At the time, my tools consisted of a landline telephone (no headphones), a phone catalogue, a ruler and a marker. I was also given a script that was a two-page-long list of arguments used to raise funds for the treatment of a specific illness by selling plushies. I can honestly say that the experience was terrible, and I soon found myself unable to keep doing this job, even though it was – at least on the surface – for a good cause. Luckily, times have changed a lot! Today, landline phones or phone catalogues are rarely considered key telemarketing tools. I have not seen a ruler in five years, though at times I would have had use for one.
Since my first experiences, I have been lucky enough to work in one of the world’s largest contact centre companies, using excellent tools that helped me achieve my sales and contact goals. On the other hand, no tools or devices can replace basic sales skills when it comes to reaching goals. Below, I have listed the six things that I believe are the most important when working in telemarketing (or customer service, for that matter):
Listen and make sure you really hear what the customer is saying. Do not rummage through your papers, play Solitaire or Candy Crush, browse the internet or do anything else. Listen to find out what the customer’s emotional state is, which words they use and whether there are hidden sales opportunities. Listen to the customer’s environment, as well. Is there any background noise? Is the customer outside, driving a car, sitting in an echoing toilet? Be quick to assess whether you should offer to call the customer back later in order to not lose your valuable contact!
2. Ask, survey, listen
Be interested in the customer. Ask open questions and aim to get a positive answer most of the time – this means you need to phrase your questions correctly. Most importantly, you should try to identify topics that the customer is interested in and focus on them. And once again, you need to listen carefully.
3. Be bold, do not overwhelm the customer, listen
Once you know how to sell a product, do it boldly and make use of the things your customer tells you whenever possible! Do not overwhelm the customer with information. On average, we can only take in two new pieces of information at a time. Any more only serves to disturb the decision-making process. Again, it is important to listen in order to find out how your customer is reacting.
4. Make a direct offer, do not oversell, listen
After you have completed your sales speech, go ahead and ask whether the customer is interested in making a deal. Do not talk too much – let silent moments come and go! Give the customer some time to internalize and process the information you have provided. You should not be afraid of silent moments!
5. Make appropriately bold arguments, listen
React to the information the customer has given you during the call and utilize it in your sales process. You can counter the customer’s objections as long as you do it in a way that suits the customer. By now, you will have information about the customer’s thoughts and reactions, which you can use to your advantage.
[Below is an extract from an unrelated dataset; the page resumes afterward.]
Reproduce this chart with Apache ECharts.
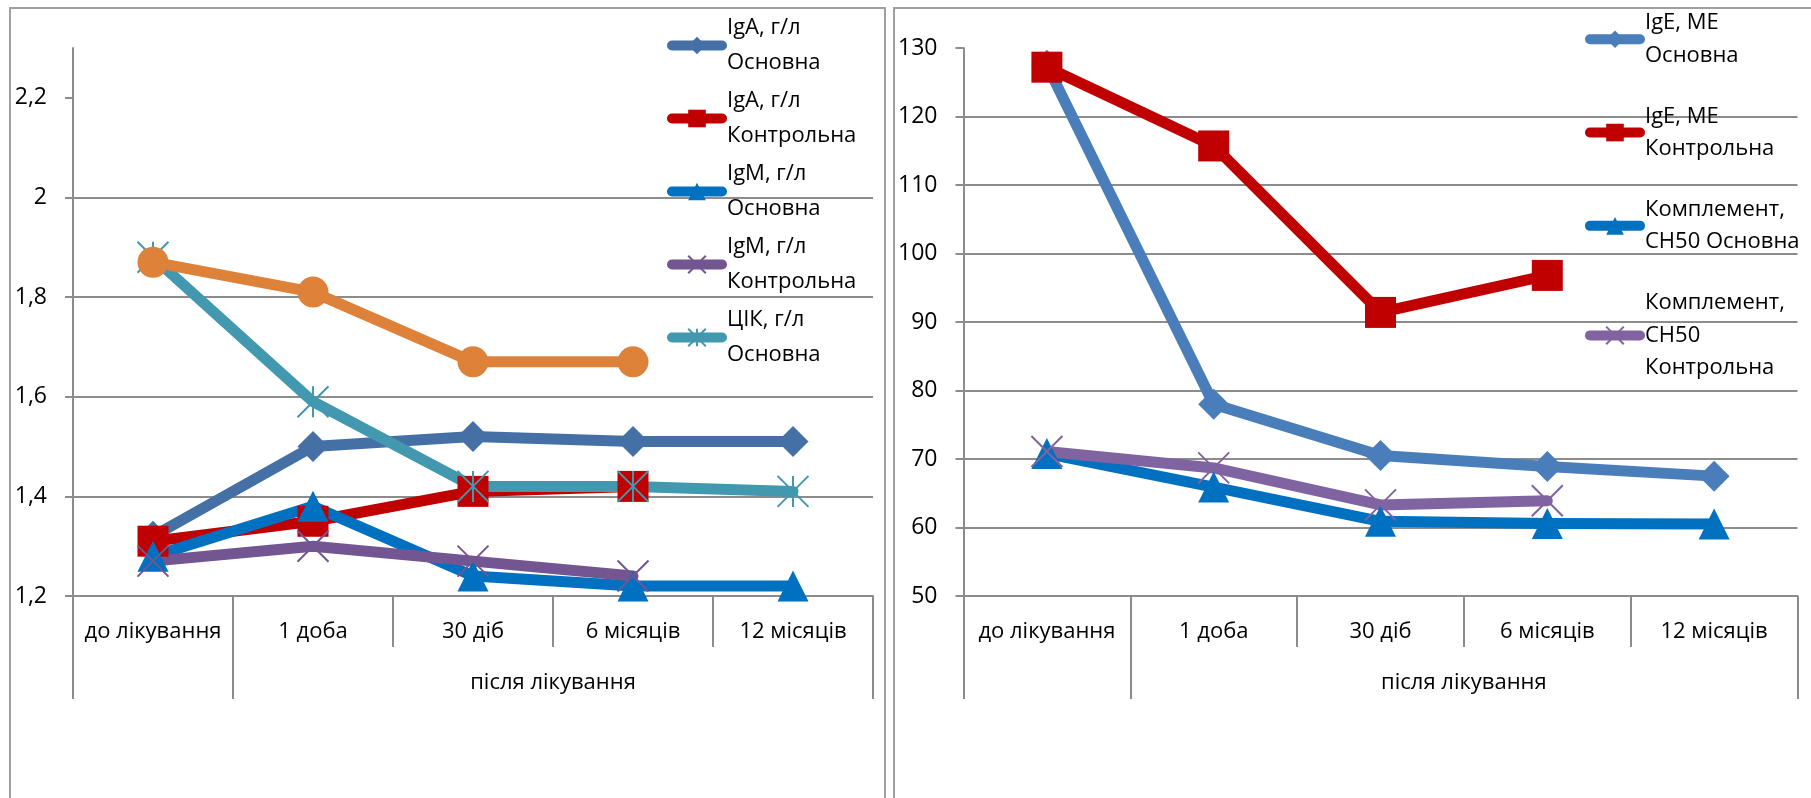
<!DOCTYPE html>
<html>
<head>
<meta charset="utf-8">
<script src="https://cdn.jsdelivr.net/npm/echarts@6/dist/echarts.min.js"></script>
<style>
  html, body { margin: 0; padding: 0; background: #fff; }
  #chart { width: 1811px; height: 798px; }
</style>
</head>
<body>
<div id="chart"></div>
<script>
// Time points of the observation and the group caption under the last four
const categories = ['до лікування', '1 доба', '30 діб', '6 місяців', '12 місяців'];
const groupLabel = 'після лікування';

// Left panel, г/л
const leftTicks = [1.2, 1.4, 1.6, 1.8, 2, 2.2];
const igaMain = [1.32, 1.50, 1.52, 1.51, 1.51];
const igaControl = [1.31, 1.35, 1.41, 1.42, null];
const igmMain = [1.28, 1.38, 1.24, 1.22, 1.22];
const igmControl = [1.27, 1.30, 1.27, 1.24, null];
const cicMain = [1.88, 1.59, 1.42, 1.42, 1.41];
const cicControl = [1.87, 1.81, 1.67, 1.67, null];

// Right panel
const rightTicks = [50, 60, 70, 80, 90, 100, 110, 120, 130];
const igeMain = [127.5, 78, 70.5, 68.9, 67.5];
const igeControl = [127.2, 115.7, 91.4, 96.8, null];
const complMain = [70.8, 65.9, 60.9, 60.6, 60.5];
const complControl = [71.1, 68.7, 63.3, 63.9, null];

const FONT = 'Open Sans';
const AXIS_GRAY = '#8c8c8c';
const FRAME_GRAY = '#a0a0a0';
const TEXT = { fontFamily: FONT, fontSize: 22, color: '#000' };

const X_MARK = 'path://M0,0L10,10M10,0L0,10';
const STAR_MARK = 'path://M0,0L10,10M10,0L0,10M5,0L5,10';

const commaNum = v => String(+(+v).toFixed(1)).replace('.', ',');

function categoryAxis(gridIndex) {
  return {
    type: 'category', gridIndex, data: categories, boundaryGap: true,
    axisLine: { show: true, lineStyle: { color: AXIS_GRAY, width: 2 } },
    axisTick: { show: true, interval: 0, length: 51, lineStyle: { color: AXIS_GRAY, width: 2 } },
    axisLabel: Object.assign({ interval: 0, margin: 25 }, TEXT),
    splitLine: { show: false }
  };
}

// Second row of the axis: separators and the shared caption for the post-treatment points
function groupAxis(gridIndex) {
  const n = categories.length;
  return {
    type: 'value', gridIndex, min: 0, max: n, position: 'bottom',
    axisLine: { show: false }, splitLine: { show: false },
    axisTick: { show: true, customValues: [0, 1, n], length: 103, lineStyle: { color: AXIS_GRAY, width: 2 } },
    axisLabel: Object.assign({ show: true, customValues: [(1 + n) / 2], formatter: () => groupLabel, margin: 76 }, TEXT)
  };
}

function valueAxis(gridIndex, min, max, interval, ticks, fmt) {
  return {
    type: 'value', gridIndex, min, max, interval,
    axisLine: { show: true, lineStyle: { color: AXIS_GRAY, width: 2 } },
    axisTick: { show: true, length: 8, customValues: ticks, lineStyle: { color: AXIS_GRAY, width: 2 } },
    axisLabel: Object.assign({ customValues: ticks, formatter: fmt, margin: 26 }, TEXT, { fontSize: 23 }),
    splitLine: { show: true, showMaxLine: false, lineStyle: { color: AXIS_GRAY, width: 2 } }
  };
}

function lineSeries(name, data, color, symbol, axisIndex, stroked) {
  return {
    type: 'line', name, data,
    xAxisIndex: axisIndex * 2, yAxisIndex: axisIndex,
    symbol, symbolSize: 31, showAllSymbol: true,
    lineStyle: { color, width: 11, cap: 'round', join: 'round' },
    itemStyle: stroked
      ? { color: 'rgba(0,0,0,0)', borderColor: color, borderWidth: 2 }
      : { color },
    emphasis: { disabled: true },
    animation: false
  };
}

const S = {
  igaMain: 'IgA, г/л\nОсновна',
  igaControl: 'IgA, г/л\nКонтрольна',
  igmMain: 'IgM, г/л\nОсновна',
  igmControl: 'IgM, г/л\nКонтрольна',
  cicMain: 'ЦІК, г/л\nОсновна',
  cicControl: 'ЦІК, г/л\nКонтрольна',
  igeMain: 'IgE, МЕ\nОсновна',
  igeControl: 'IgE, МЕ\nКонтрольна',
  complMain: 'Комплемент,\nCH50 Основна',
  complControl: 'Комплемент,\nCH50\nКонтрольна'
};

const legendBase = {
  orient: 'vertical', padding: 0, itemWidth: 50, itemHeight: 22,
  selectedMode: false,
  lineStyle: { width: 10, cap: 'round' }
};

const option = {
  backgroundColor: '#fff',
  animation: false,
  textStyle: { fontFamily: FONT },
  graphic: [
    { type: 'rect', silent: true, shape: { x: 10, y: 8, width: 875, height: 900 },
      style: { fill: 'none', stroke: FRAME_GRAY, lineWidth: 2 } },
    { type: 'rect', silent: true, shape: { x: 894, y: 8, width: 1000, height: 900 },
      style: { fill: 'none', stroke: FRAME_GRAY, lineWidth: 2 } }
  ],
  grid: [
    { left: 73, right: 938, top: 48, bottom: 202 },
    { left: 963.5, right: 13.5, top: 48, bottom: 202 }
  ],
  xAxis: [categoryAxis(0), groupAxis(0), categoryAxis(1), groupAxis(1)],
  yAxis: [
    valueAxis(0, 1.2, 2.3, 0.2, leftTicks, commaNum),
    valueAxis(1, 50, 130, 10, rightTicks, v => String(v))
  ],
  legend: [
    Object.assign({}, legendBase, {
      left: 667, top: 17, itemGap: 16,
      textStyle: Object.assign({ lineHeight: 35, padding: [0, 0, -35, 0] }, TEXT),
      data: [S.igaMain, S.igaControl, S.igmMain, S.igmControl, S.cicMain]
    }),
    Object.assign({}, legendBase, {
      left: 1585, top: 12, itemGap: 38.8,
      textStyle: Object.assign({ lineHeight: 32.5, padding: [0, 0, -32.5, 0] }, TEXT),
      data: [
        S.igeMain, S.igeControl, S.complMain,
        { name: S.complControl, textStyle: { padding: [0, 0, -65, 0] } }
      ]
    })
  ],
  series: [
    lineSeries(S.igaMain, igaMain, '#4470a6', 'diamond', 0),
    lineSeries(S.igaControl, igaControl, '#c00000', 'rect', 0),
    lineSeries(S.igmMain, igmMain, '#0070c0', 'triangle', 0),
    lineSeries(S.igmControl, igmControl, '#735592', X_MARK, 0, true),
    lineSeries(S.cicMain, cicMain, '#4198af', STAR_MARK, 0, true),
    lineSeries(S.cicControl, cicControl, '#de8139', 'circle', 0),
    lineSeries(S.igeMain, igeMain, '#4a7ebb', 'diamond', 1),
    lineSeries(S.igeControl, igeControl, '#c00000', 'rect', 1),
    lineSeries(S.complMain, complMain, '#0070c0', 'triangle', 1),
    lineSeries(S.complControl, complControl, '#8064a2', X_MARK, 1, true)
  ]
};

const chart = echarts.init(document.getElementById('chart'), null, { renderer: 'canvas' });
chart.setOption(option);
</script>
</body>
</html>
6. End the contact in a classy way, regardless of the outcome!
Every call cannot end in a successful sale, but every call counts as marketing for the product/company that you sell/represent. In all cases, creating a good customer experience is even more important than selling the product. So even if the customer is not interested in buying, thank them for their time. You can also mention the company’s website or a social media channel where the customer can find more information on the company. It could also be a good idea to ask for permission to send the customer, for instance, an SMS asking them to assess your work and giving them your contact information for the future.
It is that easy. By remembering these tips, you will surely be able to meet and exceed your sales goals! At the same time, every contact will create a pleasant customer experience.